Create a natural insect hotel

Reserving a portion of your landscape for the creation of an insect hotel will help to draw more wildlife to your garden. Insects such as spiders and beetles love rotting wood and twigs as well as piles of rocks.

Use plenty of compost in garden

Don’t skimp on well-aged compost in your garden beds. Making and using your own compost is not only a great way to use up kitchen scraps and yard waste, but it also creates a very inviting environment for worms, woodlice, frogs, and other insects. Be sure that you understand composting rules and don’t put any raw food into your compost as it will attract unwanted guests.

Plant fruit trees

Apple trees are a great addition to any garden. Not only do they produce beautiful flowers for pollinators, but also delicious fruit for you to eat. Choose fruit trees that do best for your growing zone, and be sure to pick the best size tree as well.  Sometimes dwarf trees are best and can be planted in containers around your yard or on a patio or deck. The best time to plant fruit trees is in the fall. 

Install a water feature

Creatures of all kinds love a freshwater supply. There is no need to go big, a simple year-round water source will do. Birdbaths, ponds, or even fountains will do the trick. If you choose a pond, be sure to line it and place it in a part sunny and part shady location with plenty of water lilies to keep it oxygenated. If it is deep, place twigs and rocks around the edge and across the pond so that birds and other wildlife have something to stand on when they get a drink.

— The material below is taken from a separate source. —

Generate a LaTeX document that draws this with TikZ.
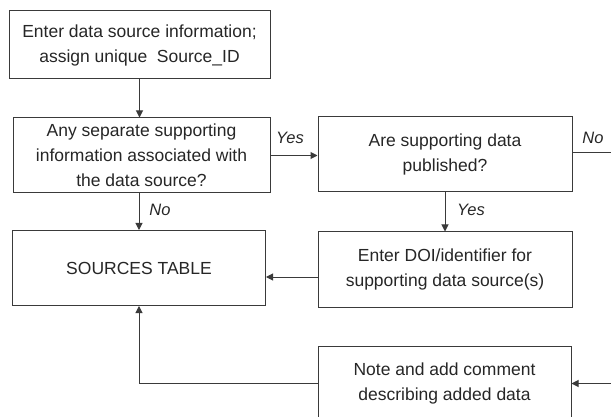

Loads of beautiful flowers

Don’t skimp on flowers, the more, the better when it comes to creating a wildlife habitat. Pack your garden with everything from spring bulbs to late flowering perennials. Some great options include asters, marigolds, nasturtiums, and calendulas. 

Don’t be afraid of the weeds

Although some gardeners are quick to formulate a plan of attack on weeds, some can be highly useful. That’s right; many weeds help to make a great habitat for pollinators, including bees, butterflies, and other insects. Allowing weeds to grow, at least in some parts of your garden, will help increase beneficial insects that can ward off pests. Here are three popular volunteer plants that pollinators love.

  • Milkweed – Milkweed attracts a variety of pollinators, including bumblebees, native bees, wasps, and large butterflies. The monarch butterfly has somewhat co-evolved with milkweed. Basically, the timing of milkweeds coincides beautifully with the monarch’s summertime migration from across North America, where these delicate creatures travel up to 3,000 miles to find the right plant to host caterpillars. Each generation of butterflies survives only a few weeks – they lay eggs and then die. Without enough milkweed plants, butterfly survival is threatened. There has already been a massive decline in the monarch population over the last decade.

 

  • Stingless deadnettle – Purple deadnettle is a small flowering herb that grows in all parts of the U.S. apart from regions that are really cold or really hot. These early-blooming flowers begin to bloom just as early spring arrives. This is right in time for honeybees who are hungry for the nectar. Deadnettle forms an excellent soft ground cover and is quite pretty. Allowing some deadneetle to bloom and thrive will mean that you are doing our part to keep important pollinators, like honeybees alive and thriving.

 

  • Asters – There are over 250 types of asters, and no matter where you live in the United States, there is probably a native aster that you identify as a weed. Asters show their beautiful colors just before the nip of late autumn sets in. Hungry pollinators, looking for one last sweet snack before winter, depend on asters for sustenance. 

 

 

Grab yourself a native plant guide to help you identify native species that will help to bring plenty of beautiful wildlife to your garden. Remember, doing just a bit to preserve pollinators has a massive, far reaching impact!